*Requirements*
Write the lines out again, from the top of the material to the line containing "from matplotlib.ticker import FuncFormatter", pictures excluded.

*Available data*
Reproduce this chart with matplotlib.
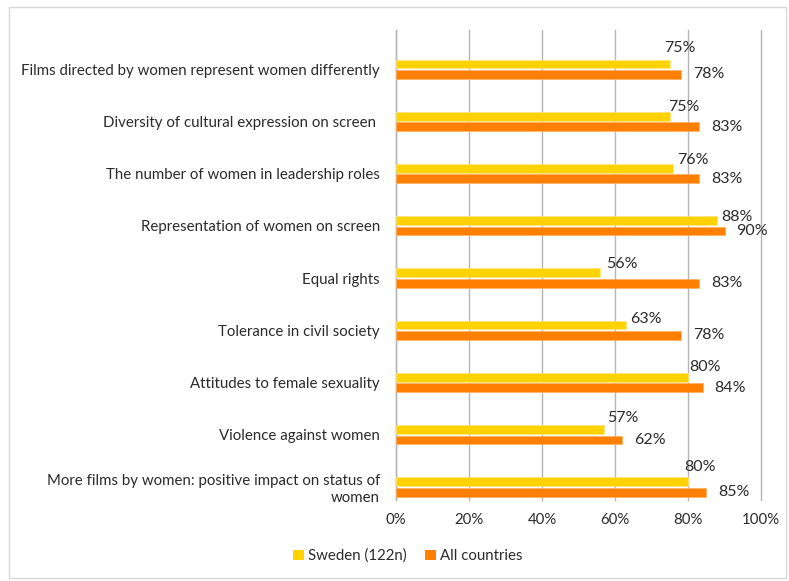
import matplotlib
matplotlib.use("Agg")
import matplotlib.pyplot as plt
from matplotlib.patches import Patch, Rectangle
from matplotlib.ticker import FuncFormatter

# Survey statements (top to bottom)
categories = [
    "Films directed by women represent women differently",
    "Diversity of cultural expression on screen ",
    "The number of women in leadership roles",
    "Representation of women on screen",
    "Equal rights",
    "Tolerance in civil society",
    "Attitudes to female sexuality",
    "Violence against women",
    "More films by women: positive impact on status of\nwomen",
]
sweden = [75, 75, 76, 88, 56, 63, 80, 57, 80]
all_countries = [78, 83, 83, 90, 83, 78, 84, 62, 85]
series_names = ["Sweden (122n)", "All countries"]
x_ticks = [0, 20, 40, 60, 80, 100]

# hand-placed label nudges for the Sweden series (pixels: right, up)
sweden_label_nudge = [(-6, 16), (-2, 9), (4, 8), (4, 4), (6, 9),
                      (4, 6.5), (1, 10), (3, 12), (-4, 15)]

YELLOW = "#FFD200"
ORANGE = "#FF8000"
GRID = "#B5B5B5"
TEXT = "#2b2b2b"
FONT = "Lato"

plt.rcParams["font.family"] = [FONT, "DejaVu Sans"]

W, H = 789, 581
fig = plt.figure(figsize=(W / 100, H / 100), dpi=100)

# light outer frame
fig.patches.append(Rectangle((9 / W, 3 / H), 777 / W, 571 / H, transform=fig.transFigure,
                             fill=False, edgecolor="#D9D9D9", linewidth=1))

ax = fig.add_axes([396 / W, 1 - 500 / H, 365 / W, 470 / H])

n = len(categories)
idx = list(range(n))
y_sw = [i + 0.15 for i in idx]
y_all = [i + 0.35 for i in idx]
bar_h = 0.17

ax.barh(y_sw, sweden, height=bar_h, color=YELLOW, edgecolor="#FFE680", linewidth=0.5, zorder=3)
ax.barh(y_all, all_countries, height=bar_h, color=ORANGE, edgecolor="#FFB060", linewidth=0.5, zorder=3)

for v, y, (dx, dy) in zip(sweden, y_sw, sweden_label_nudge):
    ax.annotate(f"{v}%", xy=(v, y), xytext=(dx, dy), textcoords="offset pixels",
                ha="left", va="center", fontsize=11.5, color=TEXT)
for v, y in zip(all_countries, y_all):
    ax.annotate(f"{v}%", xy=(v, y), xytext=(12, 0), textcoords="offset pixels",
                ha="left", va="center", fontsize=11.5, color=TEXT)

ax.set_xlim(0, 100)
ax.set_ylim(n - 0.5, -0.5)
ax.set_xticks(x_ticks)
ax.xaxis.set_major_formatter(FuncFormatter(lambda v, _: f"{v:.0f}%"))
ax.set_yticks([i + 0.25 for i in idx])
ax.set_yticklabels(categories, ha="right", multialignment="right")
ax.tick_params(axis="y", length=0, pad=11.5, labelsize=10.8, labelcolor=TEXT)
ax.tick_params(axis="x", length=0, pad=9, labelsize=10.8, labelcolor=TEXT)

ax.grid(axis="x", color=GRID, linewidth=1.0, zorder=0)
for gl in ax.get_xgridlines():
    gl.set_clip_on(False)
ax.set_axisbelow(True)
for side in ("top", "right", "bottom"):
    ax.spines[side].set_visible(False)
ax.spines["left"].set_color(GRID)
ax.spines["left"].set_linewidth(1.0)

handles = [Patch(facecolor=YELLOW, edgecolor="none"), Patch(facecolor=ORANGE, edgecolor="none")]
fig.legend(handles, series_names, loc="center", bbox_to_anchor=(408 / W, 1 - 556 / H),
           ncol=2, frameon=False, handlelength=0.7, handleheight=0.7, handletextpad=0.3,
           columnspacing=1.2, fontsize=10.8, labelcolor=TEXT)

fig.savefig("out.png", dpi=100)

*Full answer*
Reproduce this chart with matplotlib.
import matplotlib
matplotlib.use("Agg")
import matplotlib.pyplot as plt
from matplotlib.patches import Patch, Rectangle
from matplotlib.ticker import FuncFormatter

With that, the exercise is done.